Penangkapan seseorang juga harus melalui prosedur hukum. Fahri berujar, seseorang yang disangkakan melakukan pidana tidak bisa langsung ditangkap. Polisi setidaknya harus melayangkan 3 surat panggilan. Jika ketiga surat tidak direspon, polisi baru bisa menjemput paksa atau menangkap.
"Karena itu kalau ada orang diindikasikan pidana berdasarkan alat bukti permulaan dan sebagainya panggil. Panggilan pertama, enggak datang, panggilan kedua. Panggilan kedua, enggak datang, panggil ketiga, lalu panggil paksa. Panggil paksa enggak datang, baru bisa ditangkap," jelas Fahri.
Fahri meminta polisi menjelaskan bukti-bukti agenda makar yang direncanakan pimpinan FUI, salah satunya Sekjen Forum Umat Islam Indonesia Muhammad al Khaththath.
"Polisi berkewajiban menjelaskan. Semua lembaga negara yang menggunakan kekuasaan, memiliki memaksa seperti penegak hukum, dia harus bisa menjelaskan kepada masyarakat apa yang dia lakukan.

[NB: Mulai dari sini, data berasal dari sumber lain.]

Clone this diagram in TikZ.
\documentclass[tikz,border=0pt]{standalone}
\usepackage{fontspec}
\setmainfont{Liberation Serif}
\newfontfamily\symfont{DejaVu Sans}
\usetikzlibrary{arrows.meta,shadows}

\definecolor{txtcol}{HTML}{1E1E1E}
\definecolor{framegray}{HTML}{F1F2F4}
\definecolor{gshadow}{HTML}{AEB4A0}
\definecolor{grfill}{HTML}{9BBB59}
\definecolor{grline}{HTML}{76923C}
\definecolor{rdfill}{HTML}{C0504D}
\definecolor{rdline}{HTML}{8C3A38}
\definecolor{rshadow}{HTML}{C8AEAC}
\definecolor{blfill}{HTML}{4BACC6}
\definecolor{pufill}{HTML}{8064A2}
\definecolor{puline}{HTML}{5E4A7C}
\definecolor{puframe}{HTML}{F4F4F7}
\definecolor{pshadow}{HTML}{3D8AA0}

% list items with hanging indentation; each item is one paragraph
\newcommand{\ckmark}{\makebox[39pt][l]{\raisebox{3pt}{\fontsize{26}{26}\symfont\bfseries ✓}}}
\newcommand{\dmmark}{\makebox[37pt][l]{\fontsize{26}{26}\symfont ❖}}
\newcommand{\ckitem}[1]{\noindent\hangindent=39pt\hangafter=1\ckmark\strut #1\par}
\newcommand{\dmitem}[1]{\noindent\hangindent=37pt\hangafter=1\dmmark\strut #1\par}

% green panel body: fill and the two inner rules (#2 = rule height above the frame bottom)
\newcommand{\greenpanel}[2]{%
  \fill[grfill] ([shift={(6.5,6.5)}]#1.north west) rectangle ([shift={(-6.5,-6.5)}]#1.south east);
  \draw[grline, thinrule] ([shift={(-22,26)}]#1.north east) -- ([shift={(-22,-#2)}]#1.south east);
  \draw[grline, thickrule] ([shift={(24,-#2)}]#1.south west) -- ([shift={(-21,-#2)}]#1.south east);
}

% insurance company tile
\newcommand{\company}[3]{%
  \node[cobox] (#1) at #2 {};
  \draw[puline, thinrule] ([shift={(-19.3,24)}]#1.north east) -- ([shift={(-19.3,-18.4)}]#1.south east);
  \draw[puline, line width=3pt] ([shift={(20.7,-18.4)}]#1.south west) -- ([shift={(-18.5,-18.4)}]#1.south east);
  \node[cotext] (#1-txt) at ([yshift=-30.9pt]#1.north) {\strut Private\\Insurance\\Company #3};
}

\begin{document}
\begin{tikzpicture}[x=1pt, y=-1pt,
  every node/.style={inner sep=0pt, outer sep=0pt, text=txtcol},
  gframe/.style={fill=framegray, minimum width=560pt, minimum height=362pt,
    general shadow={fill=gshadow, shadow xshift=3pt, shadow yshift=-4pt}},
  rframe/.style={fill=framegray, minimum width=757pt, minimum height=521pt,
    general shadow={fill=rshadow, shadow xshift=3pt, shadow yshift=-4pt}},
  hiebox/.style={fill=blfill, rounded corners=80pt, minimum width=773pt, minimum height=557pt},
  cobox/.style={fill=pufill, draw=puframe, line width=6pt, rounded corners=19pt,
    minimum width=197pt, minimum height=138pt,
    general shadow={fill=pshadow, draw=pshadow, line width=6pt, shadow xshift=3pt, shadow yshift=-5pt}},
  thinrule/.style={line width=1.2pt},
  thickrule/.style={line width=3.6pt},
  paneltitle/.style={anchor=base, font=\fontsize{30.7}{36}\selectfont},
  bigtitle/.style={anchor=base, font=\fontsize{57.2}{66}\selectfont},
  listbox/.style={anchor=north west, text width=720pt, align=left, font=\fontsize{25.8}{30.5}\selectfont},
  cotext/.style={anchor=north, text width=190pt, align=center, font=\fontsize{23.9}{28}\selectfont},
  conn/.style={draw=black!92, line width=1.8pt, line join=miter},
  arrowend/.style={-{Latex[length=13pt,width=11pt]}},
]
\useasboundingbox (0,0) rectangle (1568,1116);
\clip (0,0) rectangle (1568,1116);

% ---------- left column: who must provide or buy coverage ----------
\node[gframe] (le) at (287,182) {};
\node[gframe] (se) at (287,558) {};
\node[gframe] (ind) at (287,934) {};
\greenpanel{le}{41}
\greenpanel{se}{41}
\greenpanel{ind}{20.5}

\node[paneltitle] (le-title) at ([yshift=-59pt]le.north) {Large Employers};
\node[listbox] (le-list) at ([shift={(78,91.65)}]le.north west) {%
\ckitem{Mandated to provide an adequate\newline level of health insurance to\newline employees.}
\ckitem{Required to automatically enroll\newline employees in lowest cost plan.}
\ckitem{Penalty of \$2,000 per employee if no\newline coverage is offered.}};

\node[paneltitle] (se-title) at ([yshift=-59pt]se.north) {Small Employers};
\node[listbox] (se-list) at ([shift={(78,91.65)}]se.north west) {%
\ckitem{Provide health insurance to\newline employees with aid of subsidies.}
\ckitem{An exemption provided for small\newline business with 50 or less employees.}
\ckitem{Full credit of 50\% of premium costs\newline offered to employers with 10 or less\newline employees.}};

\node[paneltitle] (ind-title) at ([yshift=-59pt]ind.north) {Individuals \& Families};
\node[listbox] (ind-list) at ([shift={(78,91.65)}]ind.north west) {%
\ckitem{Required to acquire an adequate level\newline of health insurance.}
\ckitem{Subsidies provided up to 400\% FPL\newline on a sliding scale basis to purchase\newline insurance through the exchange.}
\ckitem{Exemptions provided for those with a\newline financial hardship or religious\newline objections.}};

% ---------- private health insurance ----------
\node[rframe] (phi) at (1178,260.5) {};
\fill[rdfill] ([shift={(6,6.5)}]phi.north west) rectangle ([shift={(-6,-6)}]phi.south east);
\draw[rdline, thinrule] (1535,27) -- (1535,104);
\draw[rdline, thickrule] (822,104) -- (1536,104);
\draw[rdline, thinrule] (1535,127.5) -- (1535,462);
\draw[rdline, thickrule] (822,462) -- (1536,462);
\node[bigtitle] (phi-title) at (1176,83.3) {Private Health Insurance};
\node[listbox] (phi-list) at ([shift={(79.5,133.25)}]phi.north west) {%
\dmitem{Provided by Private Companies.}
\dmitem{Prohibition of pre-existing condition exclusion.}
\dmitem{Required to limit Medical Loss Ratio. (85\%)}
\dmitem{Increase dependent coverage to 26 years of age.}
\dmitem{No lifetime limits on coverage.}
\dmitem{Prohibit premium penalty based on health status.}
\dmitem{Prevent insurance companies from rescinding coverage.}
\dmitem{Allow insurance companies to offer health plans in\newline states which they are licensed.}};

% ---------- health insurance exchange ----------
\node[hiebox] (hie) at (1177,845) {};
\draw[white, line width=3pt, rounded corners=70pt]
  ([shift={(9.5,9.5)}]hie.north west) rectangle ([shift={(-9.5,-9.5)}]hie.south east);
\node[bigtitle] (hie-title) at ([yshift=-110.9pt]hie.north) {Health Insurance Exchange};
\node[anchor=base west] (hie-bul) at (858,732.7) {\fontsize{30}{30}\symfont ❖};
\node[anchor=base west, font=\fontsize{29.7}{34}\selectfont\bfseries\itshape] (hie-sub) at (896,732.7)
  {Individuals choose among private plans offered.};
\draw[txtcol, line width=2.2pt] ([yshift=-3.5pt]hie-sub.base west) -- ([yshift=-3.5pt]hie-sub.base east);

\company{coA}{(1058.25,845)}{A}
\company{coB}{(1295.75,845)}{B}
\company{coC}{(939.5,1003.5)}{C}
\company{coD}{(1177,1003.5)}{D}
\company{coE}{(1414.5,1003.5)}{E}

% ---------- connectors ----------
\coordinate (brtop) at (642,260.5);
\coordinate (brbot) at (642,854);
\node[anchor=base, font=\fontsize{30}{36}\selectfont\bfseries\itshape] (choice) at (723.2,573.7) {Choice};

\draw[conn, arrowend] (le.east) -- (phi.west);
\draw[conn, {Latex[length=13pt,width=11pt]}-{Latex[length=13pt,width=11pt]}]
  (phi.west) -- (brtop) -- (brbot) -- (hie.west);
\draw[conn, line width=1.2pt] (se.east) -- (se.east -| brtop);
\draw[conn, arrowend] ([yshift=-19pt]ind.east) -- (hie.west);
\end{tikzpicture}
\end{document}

Jangan sembarangan, jangan sembrono," imbuhnya.
"Sebab tidak tegaknya hukum adalah terutama penegak hukum tidak bisa menjelaskan dengan baik apa yang dia lakukan. Enggak usah pencitraan tapi jelaskan baik-baik," sambung Fahri.
Dia curiga polisi hanya berniat memperingatkan Khaththath dan kawan-kawan untuk kemudian dilepaskan. Peringatan itu diberikan polisi kepada para pimpinan FUI karena mendapat tekanan dari atasan mereka.

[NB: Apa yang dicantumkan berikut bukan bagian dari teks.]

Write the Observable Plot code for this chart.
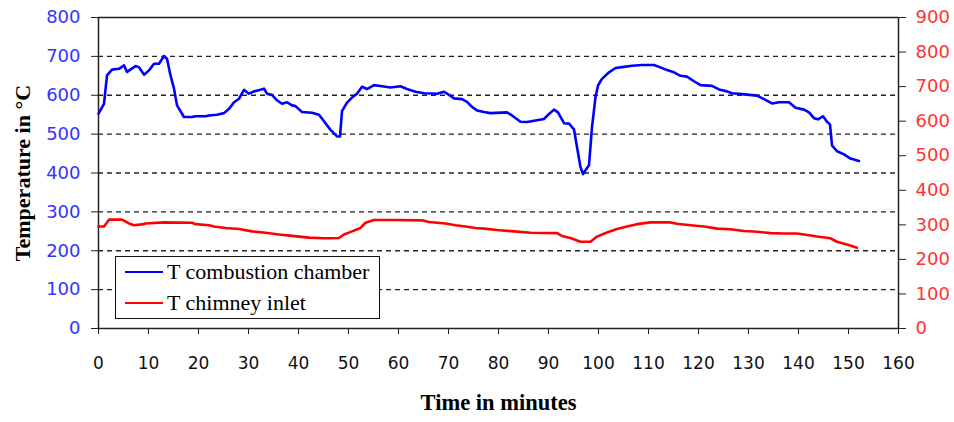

"Yang lain juga sudah dilepasin semua. Yang saya takut si Khaththath ini dipanggil cuma buat dimarah-marahin 'lu jangan gitu lagi, kita dimarahin sama Bos nih'. Enggak boleh gitu," tuturnya.
Oleh karenanya, Fahri melihat tidak ada bukti agenda makar yang diselipkan dalam aksi 313 . Justru, dia meyakini empat pimpinan FUI akan dilepaskan setelah aksi 313 selesai digelar.
"Buktinya juga enggak ada. Orangnya sudah dilepas semua. Kalau polisi kalau mau kerjaan, tanya saya. Saya bisa kasih kerjaan yang baik-baik. Jangan begini-begini dijadikan kerjaan," terangnya.